(Lines of data)
____________

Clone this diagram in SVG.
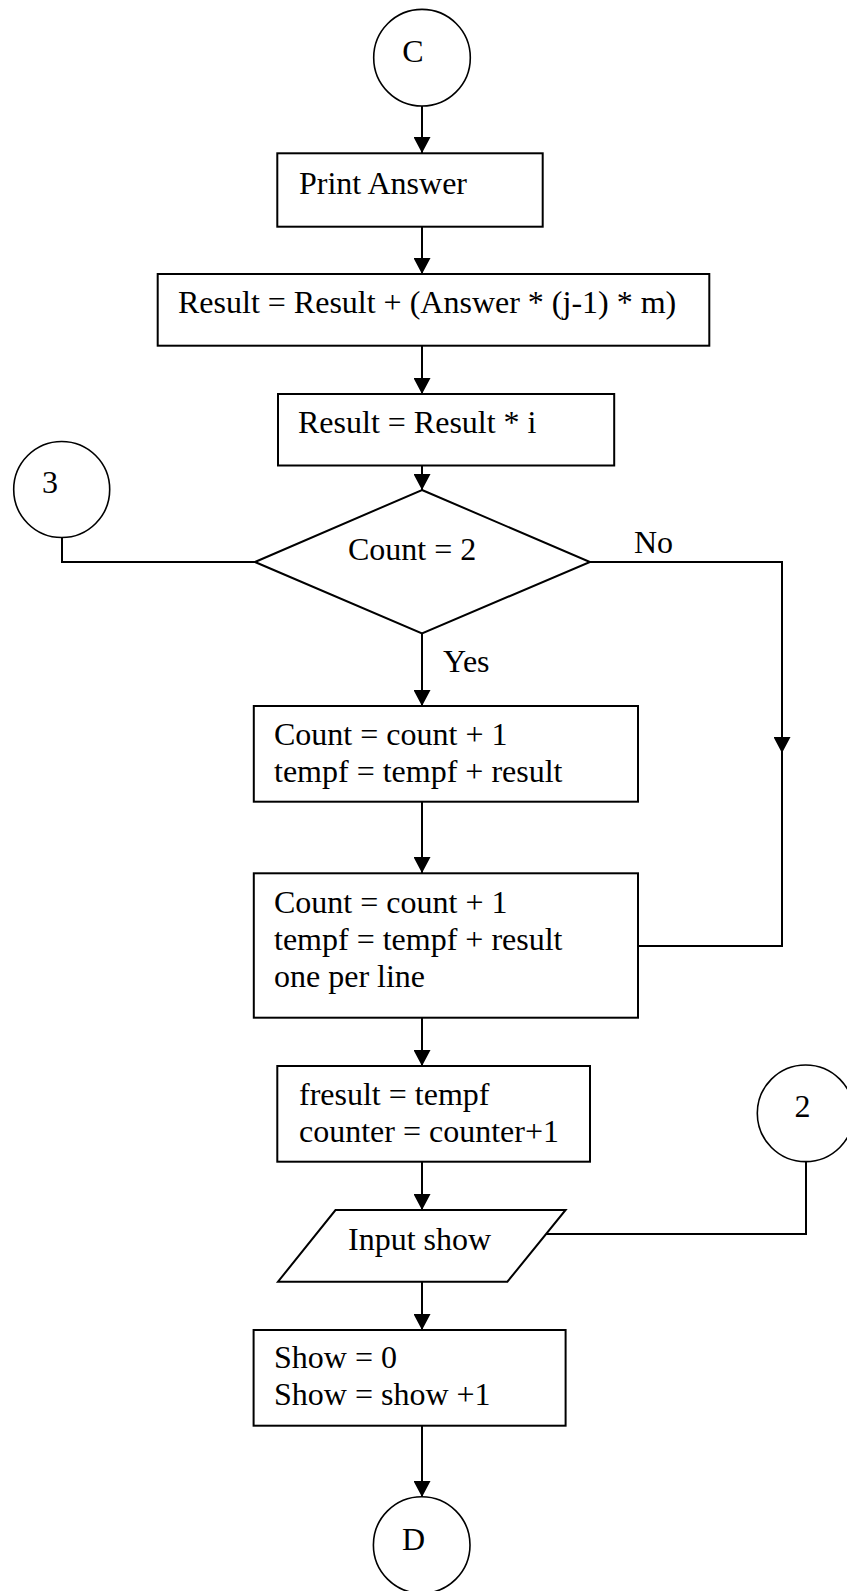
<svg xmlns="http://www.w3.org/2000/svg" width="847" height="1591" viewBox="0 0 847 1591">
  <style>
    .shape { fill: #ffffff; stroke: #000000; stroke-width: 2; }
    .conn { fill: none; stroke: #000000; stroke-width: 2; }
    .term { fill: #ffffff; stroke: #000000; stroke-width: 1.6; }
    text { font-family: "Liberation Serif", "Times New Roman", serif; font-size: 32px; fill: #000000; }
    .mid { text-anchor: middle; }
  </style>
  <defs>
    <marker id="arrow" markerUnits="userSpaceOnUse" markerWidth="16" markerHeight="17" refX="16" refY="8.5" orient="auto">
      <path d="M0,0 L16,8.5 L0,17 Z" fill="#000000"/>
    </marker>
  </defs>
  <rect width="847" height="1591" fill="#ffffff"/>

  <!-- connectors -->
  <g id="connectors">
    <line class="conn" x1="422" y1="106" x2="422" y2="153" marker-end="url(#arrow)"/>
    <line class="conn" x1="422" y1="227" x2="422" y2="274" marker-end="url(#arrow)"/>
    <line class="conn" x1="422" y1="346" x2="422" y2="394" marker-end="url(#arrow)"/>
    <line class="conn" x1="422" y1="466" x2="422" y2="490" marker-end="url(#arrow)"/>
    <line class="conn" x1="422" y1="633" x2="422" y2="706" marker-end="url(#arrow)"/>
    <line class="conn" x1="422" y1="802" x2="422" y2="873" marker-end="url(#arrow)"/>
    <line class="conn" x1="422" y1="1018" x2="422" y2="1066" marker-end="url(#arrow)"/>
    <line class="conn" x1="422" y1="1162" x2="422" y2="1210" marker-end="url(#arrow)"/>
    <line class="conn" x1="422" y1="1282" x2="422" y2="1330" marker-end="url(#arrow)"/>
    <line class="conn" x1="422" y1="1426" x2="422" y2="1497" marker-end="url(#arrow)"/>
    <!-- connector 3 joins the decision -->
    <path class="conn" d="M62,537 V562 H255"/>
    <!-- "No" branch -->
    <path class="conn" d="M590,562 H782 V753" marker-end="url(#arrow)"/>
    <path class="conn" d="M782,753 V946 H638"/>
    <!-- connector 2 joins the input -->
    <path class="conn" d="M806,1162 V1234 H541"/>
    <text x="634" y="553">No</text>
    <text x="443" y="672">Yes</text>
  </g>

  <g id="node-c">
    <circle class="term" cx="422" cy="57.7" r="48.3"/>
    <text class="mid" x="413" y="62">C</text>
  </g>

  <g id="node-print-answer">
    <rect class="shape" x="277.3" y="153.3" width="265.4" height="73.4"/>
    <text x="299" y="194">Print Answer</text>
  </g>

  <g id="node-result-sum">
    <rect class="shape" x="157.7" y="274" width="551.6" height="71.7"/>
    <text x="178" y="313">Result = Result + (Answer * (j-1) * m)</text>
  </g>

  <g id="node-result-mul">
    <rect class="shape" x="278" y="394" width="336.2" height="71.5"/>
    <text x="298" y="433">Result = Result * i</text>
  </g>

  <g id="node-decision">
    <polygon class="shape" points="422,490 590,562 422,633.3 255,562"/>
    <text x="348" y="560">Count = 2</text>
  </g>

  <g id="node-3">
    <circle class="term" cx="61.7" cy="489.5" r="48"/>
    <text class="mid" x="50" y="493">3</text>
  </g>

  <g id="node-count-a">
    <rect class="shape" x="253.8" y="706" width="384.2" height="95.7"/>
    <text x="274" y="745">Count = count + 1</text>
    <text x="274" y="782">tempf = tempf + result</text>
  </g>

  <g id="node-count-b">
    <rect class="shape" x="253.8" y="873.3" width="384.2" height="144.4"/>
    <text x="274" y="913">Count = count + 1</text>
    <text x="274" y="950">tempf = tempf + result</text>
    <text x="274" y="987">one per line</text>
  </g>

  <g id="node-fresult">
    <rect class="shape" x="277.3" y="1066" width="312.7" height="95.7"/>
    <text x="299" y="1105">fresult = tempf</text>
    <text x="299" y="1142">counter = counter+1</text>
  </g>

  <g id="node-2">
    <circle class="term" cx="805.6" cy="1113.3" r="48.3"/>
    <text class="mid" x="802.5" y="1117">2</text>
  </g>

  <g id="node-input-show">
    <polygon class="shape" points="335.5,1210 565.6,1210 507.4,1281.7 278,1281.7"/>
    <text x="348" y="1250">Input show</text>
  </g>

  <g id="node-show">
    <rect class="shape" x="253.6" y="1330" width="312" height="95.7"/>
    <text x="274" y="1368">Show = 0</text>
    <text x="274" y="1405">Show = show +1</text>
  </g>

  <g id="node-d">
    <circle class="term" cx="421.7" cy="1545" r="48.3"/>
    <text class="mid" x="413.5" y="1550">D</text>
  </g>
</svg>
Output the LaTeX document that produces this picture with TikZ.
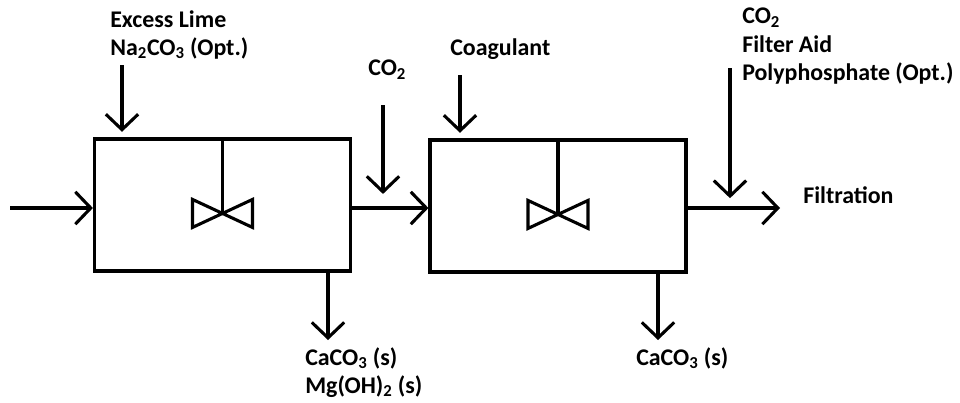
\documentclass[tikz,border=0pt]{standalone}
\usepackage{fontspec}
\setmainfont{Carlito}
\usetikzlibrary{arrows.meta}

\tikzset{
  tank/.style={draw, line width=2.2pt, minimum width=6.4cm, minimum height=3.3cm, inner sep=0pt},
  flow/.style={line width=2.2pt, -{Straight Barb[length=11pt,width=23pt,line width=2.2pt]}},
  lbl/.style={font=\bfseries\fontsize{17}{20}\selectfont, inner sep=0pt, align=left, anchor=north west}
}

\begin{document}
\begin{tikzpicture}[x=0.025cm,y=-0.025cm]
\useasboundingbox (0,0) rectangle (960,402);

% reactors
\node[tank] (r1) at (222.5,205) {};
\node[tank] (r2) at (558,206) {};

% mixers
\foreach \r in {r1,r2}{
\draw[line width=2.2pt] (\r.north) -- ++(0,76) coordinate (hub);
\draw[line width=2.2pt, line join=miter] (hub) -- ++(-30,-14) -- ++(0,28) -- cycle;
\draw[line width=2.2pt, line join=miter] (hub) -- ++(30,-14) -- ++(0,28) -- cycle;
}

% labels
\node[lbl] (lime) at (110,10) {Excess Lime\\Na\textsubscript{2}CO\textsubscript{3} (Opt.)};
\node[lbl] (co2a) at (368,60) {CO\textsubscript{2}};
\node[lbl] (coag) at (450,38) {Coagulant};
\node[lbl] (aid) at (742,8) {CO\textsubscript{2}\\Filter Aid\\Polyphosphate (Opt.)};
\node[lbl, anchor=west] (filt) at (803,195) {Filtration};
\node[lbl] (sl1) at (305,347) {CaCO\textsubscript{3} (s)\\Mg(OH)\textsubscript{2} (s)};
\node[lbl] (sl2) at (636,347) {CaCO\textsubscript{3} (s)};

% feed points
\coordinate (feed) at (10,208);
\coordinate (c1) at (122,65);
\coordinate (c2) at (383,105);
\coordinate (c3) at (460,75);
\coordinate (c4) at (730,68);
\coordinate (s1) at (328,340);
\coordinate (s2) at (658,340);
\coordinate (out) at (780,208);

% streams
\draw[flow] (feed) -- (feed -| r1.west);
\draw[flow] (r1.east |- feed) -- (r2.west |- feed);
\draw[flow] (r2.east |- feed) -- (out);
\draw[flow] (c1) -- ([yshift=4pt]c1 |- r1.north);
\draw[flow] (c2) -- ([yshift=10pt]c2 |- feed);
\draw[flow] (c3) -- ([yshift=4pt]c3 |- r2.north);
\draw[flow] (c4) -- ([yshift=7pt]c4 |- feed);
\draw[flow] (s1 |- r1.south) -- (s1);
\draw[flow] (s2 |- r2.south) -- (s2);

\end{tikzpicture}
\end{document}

____________

_Written exercise_
Say how many lines above hold the word "this", giving only the count.

_Expected output_
2